Where have you gone, Thin White Duke? Where is that savoir faire, that cool elegance and total command of craft that made you one of rock's most compelling figures all those years ago? There is trace evidence of David Bowie's former self on his new CD, Reality, but certainly not enough to warrant a hearty ''hip, hip, hooray!'' from long-suffering loyalists who wait in vain for Bowie to throw down with an album that's as worthy as his brilliant work of the '70s.
''Reality'''s core flaw is the same one that has marred Bowie's work since 1993's ''Black Tie White Noise'': studio-slick production that drowns even the best musical ideas in digitally processed canola oil. Bowie simply can't stop tinkering with his arrangements, piling on so many synthesized strings, chiming guitars, and reverb-heavy bass lines that they begin to take on the awful sheen of remedial '80s pop. Surprising, then, to find that ''Reality'' was coproduced by Tony Visconti, the man in the control booth during the making of great Bowie records like ''Low'' and ''Heroes.'' If any musical icon could benefit from the indie-rock analog treatment, it's Bowie (paging Steve Albini...).
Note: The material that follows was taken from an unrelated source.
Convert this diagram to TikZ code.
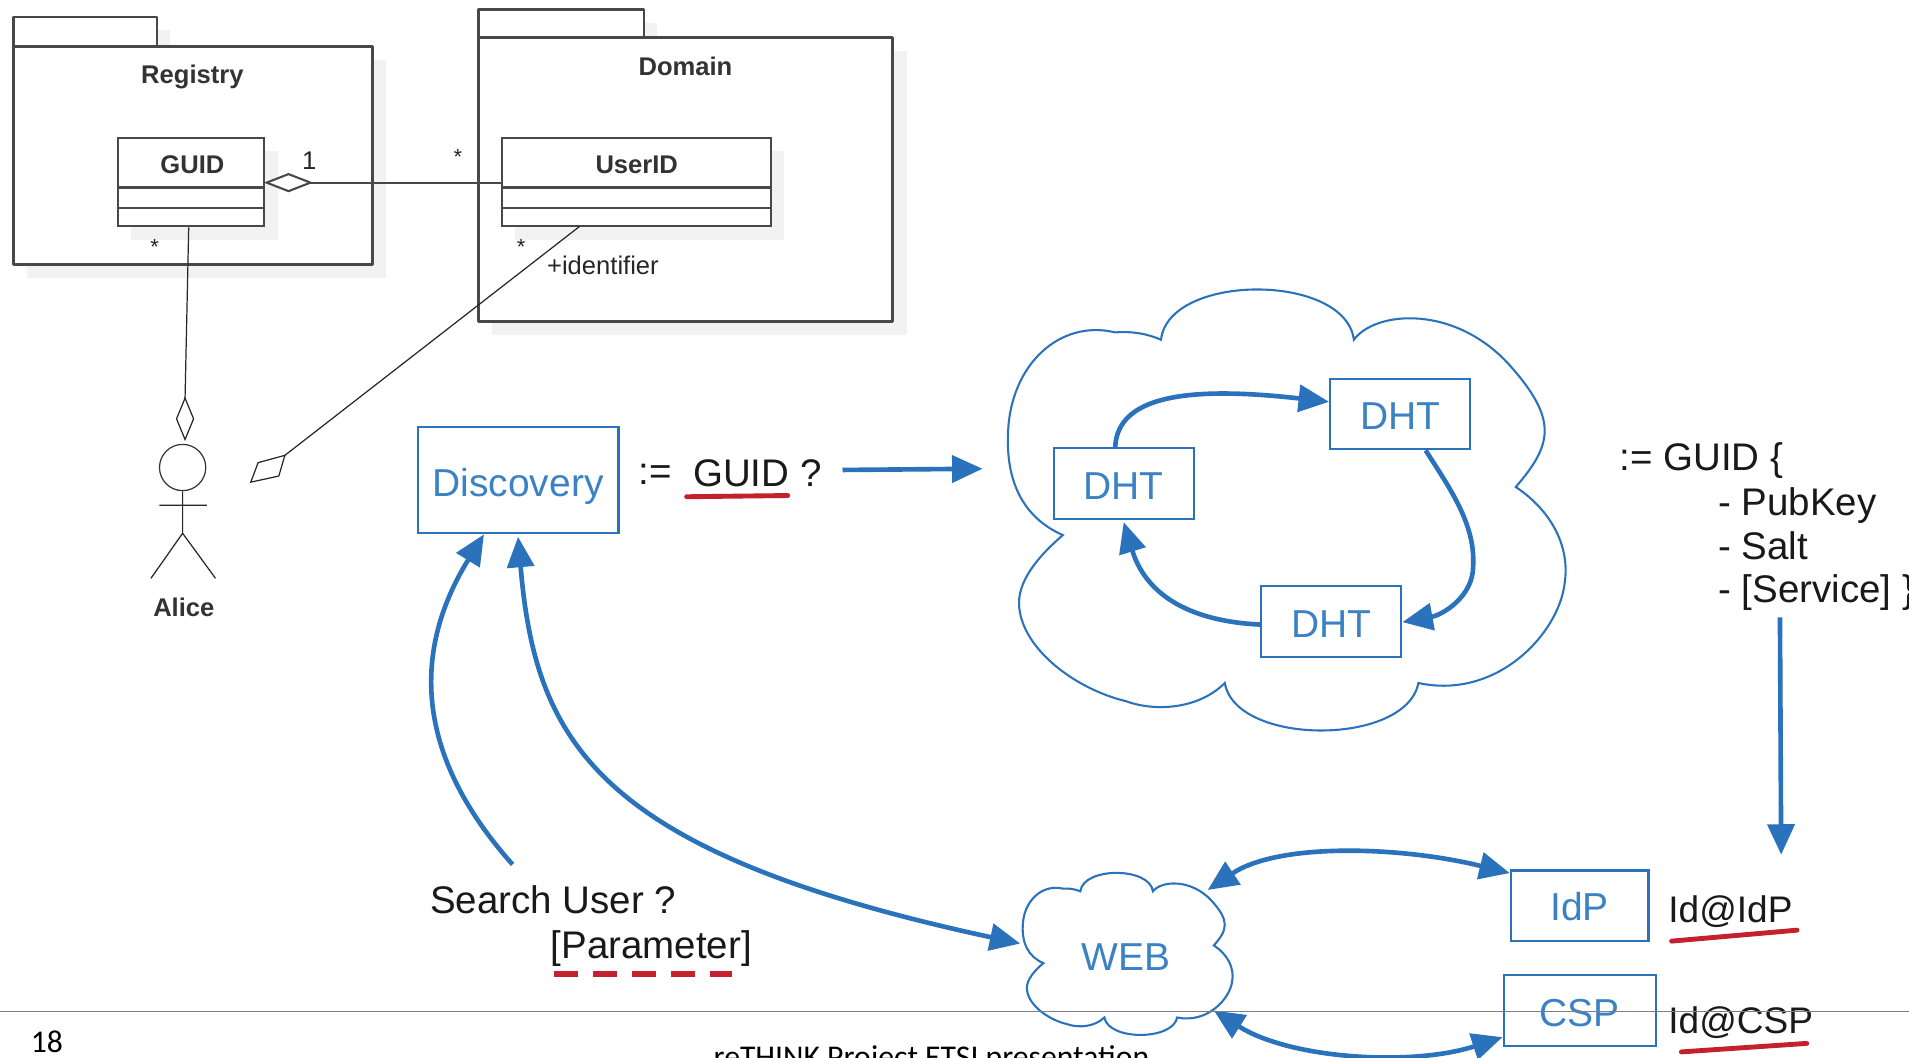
\documentclass[tikz,border=0pt]{standalone}
\usepackage{fontspec}
\setmainfont{Liberation Sans}
\newfontfamily\footfont{Carlito}
\usetikzlibrary{arrows.meta}
\definecolor{bl}{HTML}{2A72BC}
\definecolor{blt}{HTML}{3A82C4}
\definecolor{rd}{HTML}{C4202E}
\definecolor{umlc}{HTML}{484848}
\definecolor{shad}{HTML}{F2F2F2}
\newcommand{\lowertext}[2]{\raisebox{-#1}[\height][\depth]{#2}}
\newcommand{\cloudshape}{
  (953.6,279) .. controls (960,224) and (1105,224) .. (1112,279)
  .. controls (1130,255) and (1195,250) .. (1240,300)
  .. controls (1280,345) and (1275,365) .. (1245,400)
  .. controls (1275,420) and (1290,450) .. (1285,480)
  .. controls (1280,520) and (1230,575) .. (1165,561)
  .. controls (1155,613) and (1015,613) .. (1006,561)
  .. controls (985,582) and (950,585) .. (925,576)
  .. controls (880,565) and (837,530) .. (837,495)
  .. controls (837,475) and (855,455) .. (873,439.5)
  .. controls (840,425) and (826,395) .. (828,355)
  .. controls (830,300) and (870,262) .. (916,273)
  .. controls (930,272) and (942,274) .. (953.6,279) -- cycle}
\tikzset{
  pkg/.style={draw=umlc,line width=1.1pt,line join=round},
  uml/.style={draw=umlc,line width=0.85pt},
  thinl/.style={draw=black!85,line width=0.5pt},
  umltext/.style={font=\fontsize{10.5}{12}\selectfont,text=black!85,inner sep=0pt},
  umlbold/.style={font=\bfseries\fontsize{10.5}{12}\selectfont,text=black!80,inner sep=0pt},
  star/.style={font=\fontsize{9}{10}\selectfont,text=black!85,inner sep=0pt},
  bbox/.style={draw=bl,line width=0.9pt,fill=white,inner sep=0pt,text=blt,font=\fontsize{16}{18}\selectfont},
  txt/.style={font=\fontsize{15.8}{19}\selectfont,text=black!90,inner sep=0pt,anchor=west},
  idtxt/.style={font=\fontsize{15.2}{19}\selectfont,text=black!90,inner sep=0pt,anchor=west},
  cloudline/.style={draw=bl,line width=0.85pt},
  flow/.style={draw=bl,line width=1.9pt,-{Triangle[length=12.5pt,width=11pt]}},
  flowtwo/.style={draw=bl,line width=1.9pt,{Triangle[length=12.5pt,width=11pt]}-{Triangle[length=12.5pt,width=11pt]}},
  redline/.style={draw=rd,line width=2pt,line cap=round},
  footer/.style={font=\footfont\fontsize{13}{15}\selectfont,inner sep=0pt},
}
\begin{document}
\begin{tikzpicture}[x=0.5pt,y=-0.5pt]
\path[use as bounding box,fill=white] (0,0) rectangle (1568,868.2);
\clip (0,0) rectangle (1568,868.2);
% shadows
\fill[shad] (22,49) rectangle (317,228);
\fill[shad] (404,42) rectangle (745,275);
\fill[shad] (129,25) rectangle (140,38);
\fill[shad] (529,19) rectangle (540,31);
% packages
\draw[pkg,fill=white] (11,14) rectangle (129,38);
\draw[pkg,fill=white] (393,8) rectangle (529,31);
\node[pkg,fill=white,minimum width=147.5pt,minimum height=89.5pt,inner sep=0pt] (registry) at (158.5,127.5) {};
\node[pkg,fill=white,minimum width=170pt,minimum height=116.5pt,inner sep=0pt] (domain) at (563,147.5) {};
\node[umlbold] (regl) at (158,63) {Registry};
\node[umlbold] (doml) at (563,54.5) {Domain};
% class shadows
\fill[shad] (108,124) rectangle (228,197);
\fill[shad] (423,124) rectangle (644,197);
% classes
\node[uml,fill=white,minimum width=60pt,minimum height=36.5pt,inner sep=0pt] (guid) at (157,149.5) {};
\node[uml,fill=white,minimum width=110.5pt,minimum height=36.5pt,inner sep=0pt] (userid) at (522.5,149.5) {};
\draw[uml] (97,154) -- (217,154) (97,171) -- (217,171);
\draw[uml] (412,154) -- (633,154) (412,171) -- (633,171);
\node[umlbold] (guidl) at (158,135) {GUID};
\node[umlbold] (useridl) at (523,135) {UserID};
% aggregation
\coordinate (d1) at (255,150);
\draw[uml] (d1) -- (userid.west |- d1);
\draw[uml,fill=white] (219,150) -- (237,143) -- (d1) -- (237,157) -- cycle;
\node[umltext] (one) at (254,132) {1};
\node[star] (s1) at (376,129) {*};
\node[star] (s2) at (127,203) {*};
\node[star] (s3) at (428,203) {*};
\node[umltext,anchor=west] (ident) at (449,218) {+identifier};
% actor
\node[draw=black!80,line width=0.5pt,circle,minimum size=19pt,inner sep=0pt] (head) at (150,384) {};
\coordinate (hip) at (150,438);
\coordinate (armL) at (131,415);
\coordinate (armR) at (170,415);
\coordinate (legL) at (124,475);
\coordinate (legR) at (177,475);
\draw[thinl] (head.south) -- (hip) (armL) -- (armR) (legL) -- (hip) -- (legR);
\node[umlbold] (alice) at (151,499) {Alice};
\coordinate (d2) at (152,327);
\coordinate (d3) at (234,374);
\draw[thinl] ([xshift=-1pt]guid.south) -- (d2);
\draw[thinl] (476,186) -- (d3);
\draw[thinl,fill=white] (d2) -- (159,344) -- (152,361) -- (145,344) -- cycle;
\draw[thinl,fill=white] (d3) -- (229,391) -- (206,396) -- (212,380) -- cycle;
% discovery
\node[bbox,minimum width=82.5pt,minimum height=43.5pt] (disc) at (425.5,394.5) {\lowertext{2.5pt}{Discovery}};
\node[txt] (assign) at (524,390) {:=};
\node[txt] (guidq) at (569,389) {GUID ?};
\draw[redline] (564,408) -- (647,407);
\coordinate (q1) at (692,386);
\coordinate (q2) at (807,385);
\draw[flow] (q1) -- (q2);
% cloud
\draw[cloudline] \cloudshape;
\node[bbox,minimum width=57.5pt,minimum height=29pt] (dht1) at (923,397) {\lowertext{1.2pt}{DHT}};
\node[bbox,minimum width=57.5pt,minimum height=29pt] (dht2) at (1150,340) {\lowertext{1pt}{DHT}};
\node[bbox,minimum width=57.5pt,minimum height=29pt] (dht3) at (1093.5,510.5) {\lowertext{1pt}{DHT}};
\draw[flow] ([xshift=-3.5pt]dht1.north) .. controls (918,322) and (985,318) .. (dht2.west |- 0,330);
\draw[flow] ([xshift=10.5pt]dht2.south) .. controls (1190,400) and (1212,430) .. (1210,465) .. controls (1210,490) and (1185,505) .. (dht3.east |- 0,511);
\draw[flow] (dht3.west |- 0,513) .. controls (972,510) and (940,485) .. ([yshift=-1pt]dht1.south);
% right text
\node[txt] (g1) at (1330,378) {:= GUID \{};
\node[txt] (g2) at (1411,415) {- PubKey};
\node[txt] (g3) at (1411,448) {- Salt};
\node[txt] (g4) at (1411,487) {- [Service] \}};
\coordinate (r1) at (1462,507);
\coordinate (r2) at (1463,702);
\draw[flow] (r1) -- (r2);
% web
\begin{scope}[shift={(528.4,629.6)},xscale=0.3764,yscale=0.3674]
\draw[cloudline] \cloudshape;
\end{scope}
\node[bbox,draw=none,fill=none] (web) at (925,786) {WEB};
\node[bbox,minimum width=56.5pt,minimum height=29pt] (idp) at (1297.5,744) {\lowertext{.5pt}{IdP}};
\node[bbox,minimum width=62.5pt,minimum height=29pt] (csp) at (1297.5,830) {\lowertext{1pt}{CSP}};
\node[idtxt] (id1) at (1370,749) {Id@IdP};
\node[idtxt] (id2) at (1370,840) {Id@CSP};
\draw[redline] (1373,773) -- (1476,764);
\draw[redline] (1381,864) -- (1484,857);
\coordinate (w1) at (992,731);
\coordinate (w2) at (997,830);
\coordinate (w3) at (838,775);
\draw[flowtwo] (w1) .. controls (1050,692) and (1150,695) .. ([yshift=-1.5pt]idp.north west);
\draw[flowtwo] (w2) .. controls (1060,870) and (1160,876) .. ([yshift=4pt]csp.south west);
% discovery arrows
\coordinate (s0) at (421,710);
\draw[flow] (s0) .. controls (345,625) and (335,540) .. ([xshift=-14pt]disc.south);
\draw[flowtwo] ([yshift=-1pt]disc.south) .. controls (440,610) and (490,700) .. (w3);
\node[txt] (su) at (353,739) {Search User ?};
\node[txt] (par) at (452,779) {[Parameter]};
\coordinate (pa) at (455,800);
\coordinate (pb) at (601,800);
\draw[draw=rd,line width=2.1pt,dash pattern=on 10pt off 6pt] (pa) -- (pb);
% footer
\coordinate (f1) at (0,831);
\coordinate (f2) at (1568,831);
\draw[draw=black!50,line width=0.6pt] (f1) -- (f2);
\node[footer,anchor=west] (num) at (25,856) {18};
\node[footer,anchor=base] (foot) at (765,877) {reTHINK Project ETSI presentation};
\end{tikzpicture}
\end{document}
The writing on ''Reality'' is an improvement over Bowie's previous few albums -- less banal, more heartfelt. A handful of the songs seem to address post-9/11 emotional and spiritual dislocation. ''I lost God in a New York minute/I don't know about you but my heart's not in it,'' Bowie sings on ''Looking for Water.'' On ''New Killer Star,'' he witnesses a ''great white scar over Battery Park'' and tries to find some solace in ''the stars in your eyes.'' But it's not until the last track that Bowie proves he's still capable of summoning some of the eerie drama of yore. An after-hours elegy for club crawlers, ''Bring Me the Disco King'' slinks seductively to pianist Mike Garson's tinkling angularities and a brushed snare, and features Bowie at his crooning, brooding best. Ground control to Major Tom: Ditch the new reality and go back to the old school.